Gelelim asıl soruya, X üzerine Y yıl tecrübe beklentisi neden anlamsız?

Öncelikle, aslında işe aldığımız kişide tecrübe aramadığımızı kabul etmek gerekiyor; asıl aradığımız şey kabiliyet, ondan istediğimiz işleri yapabilme kabiliyeti. Tecrübe yalnızca bu kabiliyetin kendisini ölçmeye çalışmak yerine kullandığımız bir kısa yol.

Sıradaki soru ise şu, tecrübe kabiliyetle ne kadar doğru orantılı? Ben bir kişinin tecrübesini ölçtüğümde o kişinin kabiliyetini gerçekten ölçebiliyor muyum?

Bu sorunun cevabının hayır olduğunu reddeden birisi varsa, kendisinin sebeplerini mümkün olan en kısa zamanda hi@alperenkeles.com’a bekliyorum. Her şeyden önce tecrübe inanılmaz subjektif, ortak bir tanımı da yok. Diyelim ki bir ilan 5 yıl Python tecrübesi istiyor olsun. Aşağıdaki sorulara cevaplarınız nedir mesela?

  • 5 yıl * 52 hafta * 5 gün * 8 saat = 10400 saat Python kodu mu yazmış olmalı kişi?
  • Yoksa 5 yıl boyunca Python ile geliştirme yaptığı bir şirkette mi çalışmış olmalı?
  • Eğer okulda 3 derste Python kullandıysa bu okul dışında harcaması gereken süreyi azaltır mı?
  • Eğer kendi lisede Python öğrenmeye başladıysa, üniversitede birkaç tane proje yaptıysa bu gereken süreyi azaltır mı?
  • Eğer üniversiteden sonra iş bulamadığı bir dönemde kapanıp 6 ay boyunca her gün 4 saat Python’da bir proje üzerine çalışmışsa, bu total tecrübeye sayılır mı, eğer sayılırsa kaç ay sayılır?

Bu sorular yetmiyor gibi, daha temel bir problem de var elde. Bir programlama dilini öğrenmek diye bir konsept gerçekte yok, programlama dilini değil, o programlama dilini çevreleyen ekosistemi, kütüphaneleri, araçları öğreniyoruz aslında. Bu da aynı programlama dilinde 5 yıl tecrübeye sahip 2 kişinin aslında birbirinden çok farklı 5 yıllık tecrübelere sahip olması anlamına geliyor. Birisi data science ile uğraşmış, Pandas/Numpy/Matplotlib ekosistemiyle ilgileniyor, diğeri ise tamamen ayrı bir şekilde backend üzerine çalışmış, Django/Flask/Sqlite kullanıyor olabilir.

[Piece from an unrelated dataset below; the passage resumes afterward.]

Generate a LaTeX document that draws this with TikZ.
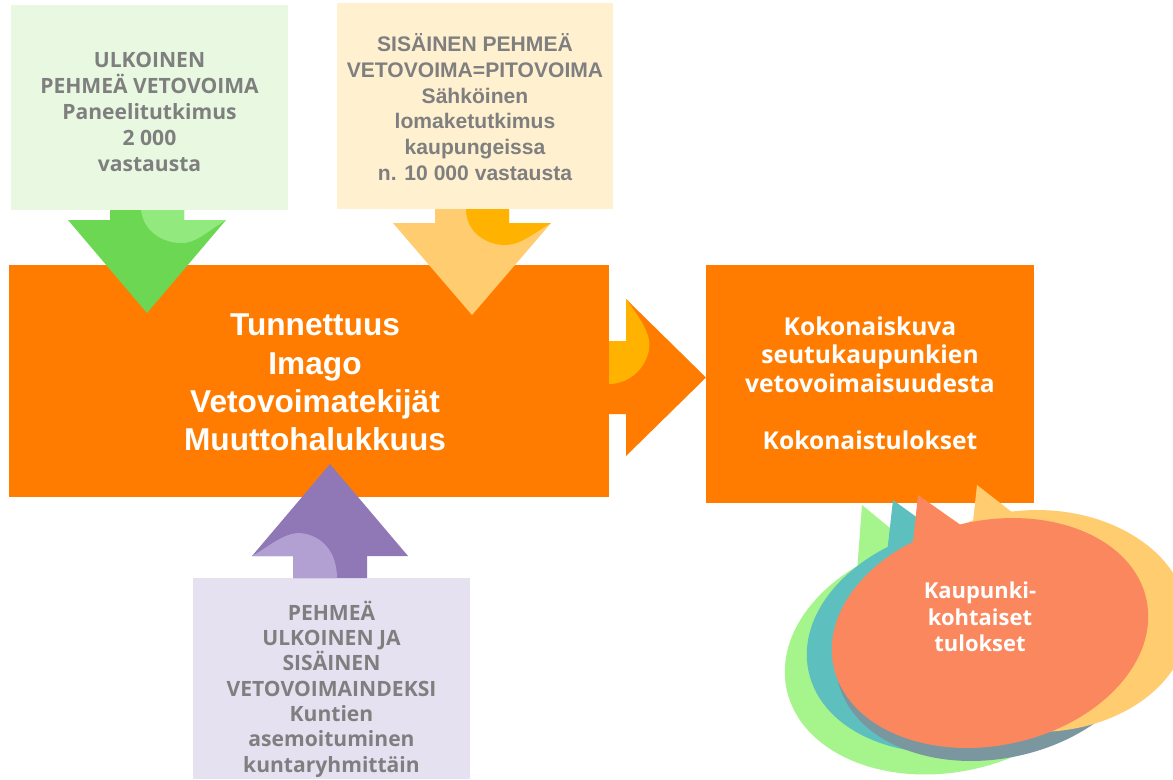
\documentclass[tikz,border=0pt]{standalone}
\usepackage{fontspec}
\setmainfont{Open Sans}
\newfontfamily\arialf{Liberation Sans}
\definecolor{orng}{HTML}{FF7C00}
\definecolor{txtgray}{HTML}{7F7F7F}
\definecolor{grnbg}{HTML}{E9F9E1}
\definecolor{ylwbg}{HTML}{FFF0D0}
\definecolor{prpbg}{HTML}{E6E1F1}
\definecolor{grnarr}{HTML}{6CD752}
\definecolor{grncurl}{HTML}{92E97D}
\definecolor{ylwarr}{HTML}{FFCC70}
\definecolor{ylwcurl}{HTML}{FFB300}
\definecolor{prparr}{HTML}{8F78B5}
\definecolor{prpcurl}{HTML}{B1A0D1}
\definecolor{bgreen}{HTML}{A5F58C}
\definecolor{bteal}{HTML}{5EBFBF}
\definecolor{bslate}{HTML}{7A97A0}
\definecolor{bsalmon}{HTML}{FA875E}
\newcommand{\osb}[2]{\fontsize{#1}{#2}\selectfont\bfseries}
\newcommand{\arb}[2]{\arialf\fontsize{#1}{#2}\selectfont\bfseries}
\tikzset{
  box/.style={rectangle,inner sep=0pt,align=center},
  graytxt/.style={box,text=txtgray},
  whitetxt/.style={box,text=white},
}

\begin{document}
\begin{tikzpicture}[x=0.02cm,y=-0.02cm]
  \useasboundingbox (0,0) rectangle (1173,779);
  % source boxes
  \node[box,fill=grnbg,minimum width=5.54cm,minimum height=4.1cm] (ulk) at (149.5,107.5) {};
  \node[graytxt,font=\osb{12}{14.8}] (ulktxt) at (149.5,111.5)
    {ULKOINEN\\PEHMEÄ VETOVOIMA\\Paneelitutkimus\\2 000\\vastausta};
  \node[box,fill=ylwbg,minimum width=5.52cm,minimum height=4.12cm] (sis) at (475,106) {};
  \node[graytxt,font=\arb{12}{14.6}] (sistxt) at (475,107)
    {SISÄINEN PEHMEÄ\\VETOVOIMA=PITOVOIMA\\Sähköinen\\lomaketutkimus\\kaupungeissa\\n. 10 000 vastausta};
  \node[box,fill=prpbg,minimum width=5.54cm,minimum height=4.02cm] (ind) at (331.5,678.5) {};
  \node[graytxt,font=\osb{12}{14.4}] (indtxt) at (331.5,689)
    {PEHMEÄ\\ULKOINEN JA\\SISÄINEN\\VETOVOIMAINDEKSI\\Kuntien\\asemoituminen\\kuntaryhmittäin};
  % result boxes
  \node[box,fill=orng,minimum width=12cm,minimum height=4.64cm] (tek) at (309,381) {};
  \node[whitetxt,font=\arb{18}{21.9}] (tektxt) at (315,382.5)
    {Tunnettuus\\Imago\\Vetovoimatekijät\\Muuttohalukkuus};
  \node[box,fill=orng,minimum width=6.56cm,minimum height=4.76cm] (koko) at (870,384) {};
  \node[whitetxt,font=\osb{14}{16.2}] (kokotxt) at (870,383)
    {Kokonaiskuva\\seutukaupunkien\\vetovoimaisuudesta\\[16.2pt]Kokonaistulokset};
  % arrows
  \fill[grnarr] (110,210) -- (184,210) -- (184,220) -- (226,220) -- (147,313) -- (68,220) -- (110,220) -- cycle;
  \fill[grncurl] (141,210) -- (184,210) -- (184,220) -- (226,220) .. controls (205,233) and (195,244) .. (180,243)
    .. controls (158,242) and (143,228) .. (141,210) -- cycle;
  \fill[ylwarr] (435,209) -- (509,209) -- (509,223) -- (551,223) -- (472,315) -- (393,223) -- (435,223) -- cycle;
  \fill[ylwcurl] (466,209) -- (509,209) -- (509,223) -- (551,223) .. controls (530,236) and (518,246) .. (503,245)
    .. controls (480,243) and (466,228) .. (466,209) -- cycle;
  \fill[prparr] (293,578) -- (293,556) -- (252,556) -- (330,464) -- (408,556) -- (367,556) -- (367,578) -- cycle;
  \fill[prpcurl] (252,556) .. controls (270,546) and (283,533) .. (300,533) .. controls (322,535) and (337,552) .. (337,578)
    -- (293,578) -- (293,556) -- cycle;
  \fill[orng] (609,341) -- (626,341) -- (626,299) -- (706,377.5) -- (626,456) -- (626,414) -- (609,414) -- cycle;
  \fill[ylwcurl] (626,299) .. controls (640,318) and (652,335) .. (649,350) .. controls (645,370) and (628,384) .. (609,384)
    -- (609,341) -- (626,341) -- cycle;
  % speech bubbles
  \fill[bgreen] (862,505) -- (856,585) -- (935,565) -- cycle;
  \fill[bgreen,rotate around={12:(948,655)}] (948,655) ellipse [x radius=3.3cm, y radius=2.34cm];
  \fill[bteal] (893,500) -- (884,580) -- (955,545) -- cycle;
  \fill[bteal,rotate around={12:(965,638)}] (965,638) ellipse [x radius=3.2cm, y radius=2.25cm];
  \fill[bslate,rotate around={12:(994,646)}] (994,646) ellipse [x radius=3.2cm, y radius=2.25cm];
  \fill[ylwarr] (977,485) -- (971,540) -- (1035,530) -- cycle;
  \fill[ylwarr] (1037,621) ellipse [x radius=3.02cm, y radius=2.22cm];
  \fill[bsalmon] (918,495) -- (910,570) -- (975,535) -- cycle;
  \fill[bsalmon,rotate around={12:(990,633)}] (990,633) ellipse [x radius=3.2cm, y radius=2.25cm];
  \node[whitetxt,font=\osb{12.5}{15}] (kaup) at (980,617) {Kaupunki-\\kohtaiset\\tulokset};
\end{tikzpicture}
\end{document}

Burada gelebilecek bir itiraza şimdiden cevap vereyim, sonuçta bu gördüğümüz ilanlarda pek çok farklı gereksinim var, Backend Software Developer alan birisi hem 5 yıl Python tecrübesi isteyecek, hem de belli bir miktarda backend tecrübesi isteyecek, dolayısıyla bahsettiğin kişilerden Python’un farklı bir tarafında kendini geliştirmiş olanın o ilanla alakası yok diyebilirsiniz. Haklı da olursunuz. Bu da bizi sonraki probleme getiriyor.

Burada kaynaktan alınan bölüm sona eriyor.